* [EXERCISE]:
Omitting the pictures, copy exactly each line from the one containing "Convert this diagram to TikZ code." up to and including the one containing "(nd4) at (30,256)".

* [GIVEN RECORDS]:
◇ ◇ ◇ ◇ ◇ ◇ ◇

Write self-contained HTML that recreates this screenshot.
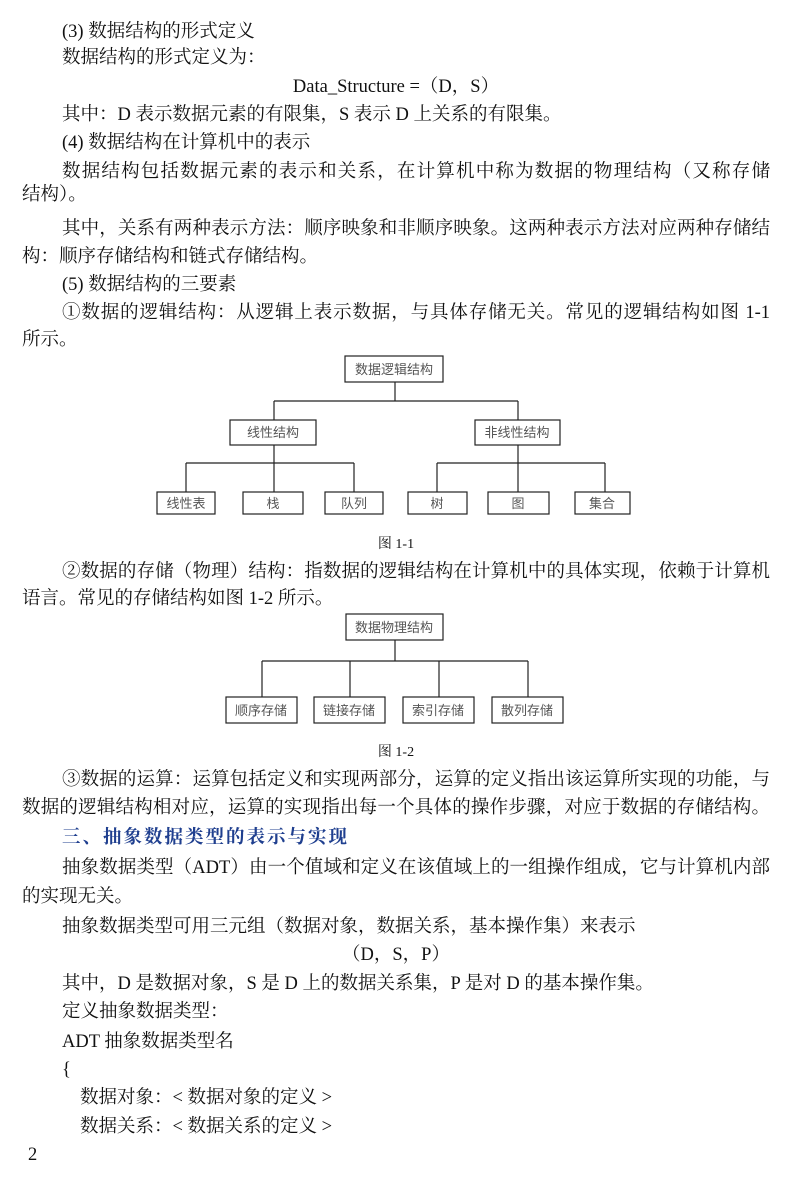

◇ ◇ ◇ ◇ ◇ ◇ ◇

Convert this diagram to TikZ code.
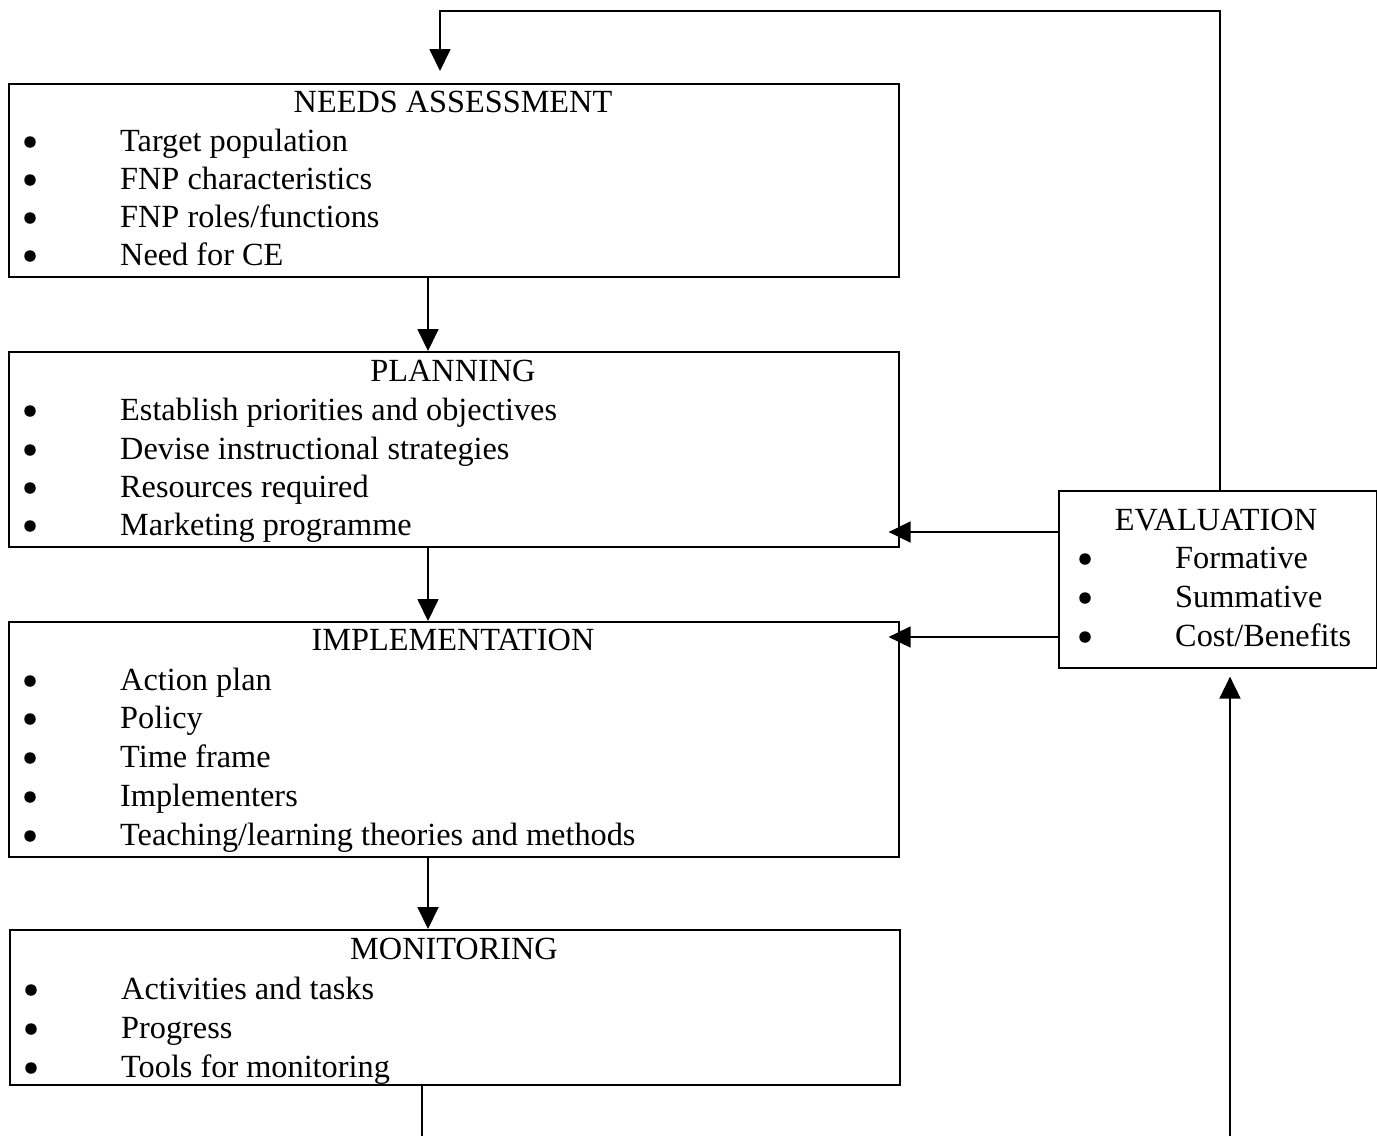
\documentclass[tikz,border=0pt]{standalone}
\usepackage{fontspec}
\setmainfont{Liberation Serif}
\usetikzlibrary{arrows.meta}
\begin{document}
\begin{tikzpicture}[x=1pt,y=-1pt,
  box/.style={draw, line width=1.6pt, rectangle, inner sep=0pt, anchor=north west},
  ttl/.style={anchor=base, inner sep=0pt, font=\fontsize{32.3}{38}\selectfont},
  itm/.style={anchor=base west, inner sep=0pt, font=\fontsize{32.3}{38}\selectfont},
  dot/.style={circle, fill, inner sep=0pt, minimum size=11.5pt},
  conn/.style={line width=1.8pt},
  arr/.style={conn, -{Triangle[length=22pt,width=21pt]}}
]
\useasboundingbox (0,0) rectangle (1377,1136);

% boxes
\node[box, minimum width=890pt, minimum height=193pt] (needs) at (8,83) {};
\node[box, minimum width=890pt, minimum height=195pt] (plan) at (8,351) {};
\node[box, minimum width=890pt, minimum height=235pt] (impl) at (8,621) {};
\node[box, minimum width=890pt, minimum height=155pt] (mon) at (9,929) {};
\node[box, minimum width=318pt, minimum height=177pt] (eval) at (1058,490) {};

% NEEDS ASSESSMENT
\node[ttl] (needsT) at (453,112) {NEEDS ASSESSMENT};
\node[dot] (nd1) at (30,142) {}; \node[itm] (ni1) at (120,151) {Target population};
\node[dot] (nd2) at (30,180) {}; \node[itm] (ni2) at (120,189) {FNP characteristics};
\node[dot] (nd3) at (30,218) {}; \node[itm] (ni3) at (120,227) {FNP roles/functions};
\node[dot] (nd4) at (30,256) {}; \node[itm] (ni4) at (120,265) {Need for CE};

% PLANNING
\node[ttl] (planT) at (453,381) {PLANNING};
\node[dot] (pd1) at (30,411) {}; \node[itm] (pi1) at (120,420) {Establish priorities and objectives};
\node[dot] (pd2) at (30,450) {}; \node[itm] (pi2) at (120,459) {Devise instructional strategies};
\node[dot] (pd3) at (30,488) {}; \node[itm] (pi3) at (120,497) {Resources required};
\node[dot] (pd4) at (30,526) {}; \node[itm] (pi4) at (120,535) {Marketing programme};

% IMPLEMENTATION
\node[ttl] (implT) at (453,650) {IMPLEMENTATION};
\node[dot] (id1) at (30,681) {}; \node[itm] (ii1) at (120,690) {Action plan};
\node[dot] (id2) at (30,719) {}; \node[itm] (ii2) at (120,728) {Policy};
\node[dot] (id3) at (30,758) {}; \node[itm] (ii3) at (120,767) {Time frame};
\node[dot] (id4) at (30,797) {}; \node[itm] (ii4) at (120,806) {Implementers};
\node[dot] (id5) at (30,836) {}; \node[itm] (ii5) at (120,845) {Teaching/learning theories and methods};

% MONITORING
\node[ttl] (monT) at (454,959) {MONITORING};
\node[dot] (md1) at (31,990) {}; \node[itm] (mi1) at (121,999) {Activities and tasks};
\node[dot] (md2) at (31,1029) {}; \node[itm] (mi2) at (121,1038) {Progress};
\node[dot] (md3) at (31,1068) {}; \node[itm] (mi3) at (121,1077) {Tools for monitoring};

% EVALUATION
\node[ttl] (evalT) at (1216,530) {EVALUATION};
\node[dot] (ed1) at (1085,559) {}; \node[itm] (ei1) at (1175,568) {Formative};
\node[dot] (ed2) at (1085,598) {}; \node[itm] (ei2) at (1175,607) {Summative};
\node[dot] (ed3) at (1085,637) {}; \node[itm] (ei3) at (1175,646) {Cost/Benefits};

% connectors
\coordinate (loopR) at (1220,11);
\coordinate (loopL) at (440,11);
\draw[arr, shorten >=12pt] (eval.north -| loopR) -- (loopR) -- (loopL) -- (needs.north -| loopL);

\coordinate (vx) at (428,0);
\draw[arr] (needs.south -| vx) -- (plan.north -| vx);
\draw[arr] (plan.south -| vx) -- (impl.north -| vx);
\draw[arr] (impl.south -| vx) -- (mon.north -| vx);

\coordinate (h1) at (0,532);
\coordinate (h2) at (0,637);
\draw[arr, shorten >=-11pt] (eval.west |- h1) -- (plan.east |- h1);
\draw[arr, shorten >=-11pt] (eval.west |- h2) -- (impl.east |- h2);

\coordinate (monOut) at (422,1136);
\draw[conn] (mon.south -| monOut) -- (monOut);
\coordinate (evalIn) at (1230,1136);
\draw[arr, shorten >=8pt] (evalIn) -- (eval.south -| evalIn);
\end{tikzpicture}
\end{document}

◇ ◇ ◇ ◇ ◇ ◇ ◇

* [WRITTEN RESPONSE]:
Convert this diagram to TikZ code.
\documentclass[tikz,border=0pt]{standalone}
\usepackage{fontspec}
\setmainfont{Liberation Serif}
\usetikzlibrary{arrows.meta}
\begin{document}
\begin{tikzpicture}[x=1pt,y=-1pt,
  box/.style={draw, line width=1.6pt, rectangle, inner sep=0pt, anchor=north west},
  ttl/.style={anchor=base, inner sep=0pt, font=\fontsize{32.3}{38}\selectfont},
  itm/.style={anchor=base west, inner sep=0pt, font=\fontsize{32.3}{38}\selectfont},
  dot/.style={circle, fill, inner sep=0pt, minimum size=11.5pt},
  conn/.style={line width=1.8pt},
  arr/.style={conn, -{Triangle[length=22pt,width=21pt]}}
]
\useasboundingbox (0,0) rectangle (1377,1136);

% boxes
\node[box, minimum width=890pt, minimum height=193pt] (needs) at (8,83) {};
\node[box, minimum width=890pt, minimum height=195pt] (plan) at (8,351) {};
\node[box, minimum width=890pt, minimum height=235pt] (impl) at (8,621) {};
\node[box, minimum width=890pt, minimum height=155pt] (mon) at (9,929) {};
\node[box, minimum width=318pt, minimum height=177pt] (eval) at (1058,490) {};

% NEEDS ASSESSMENT
\node[ttl] (needsT) at (453,112) {NEEDS ASSESSMENT};
\node[dot] (nd1) at (30,142) {}; \node[itm] (ni1) at (120,151) {Target population};
\node[dot] (nd2) at (30,180) {}; \node[itm] (ni2) at (120,189) {FNP characteristics};
\node[dot] (nd3) at (30,218) {}; \node[itm] (ni3) at (120,227) {FNP roles/functions};
\node[dot] (nd4) at (30,256) {}; \node[itm] (ni4) at (120,265) {Need for CE};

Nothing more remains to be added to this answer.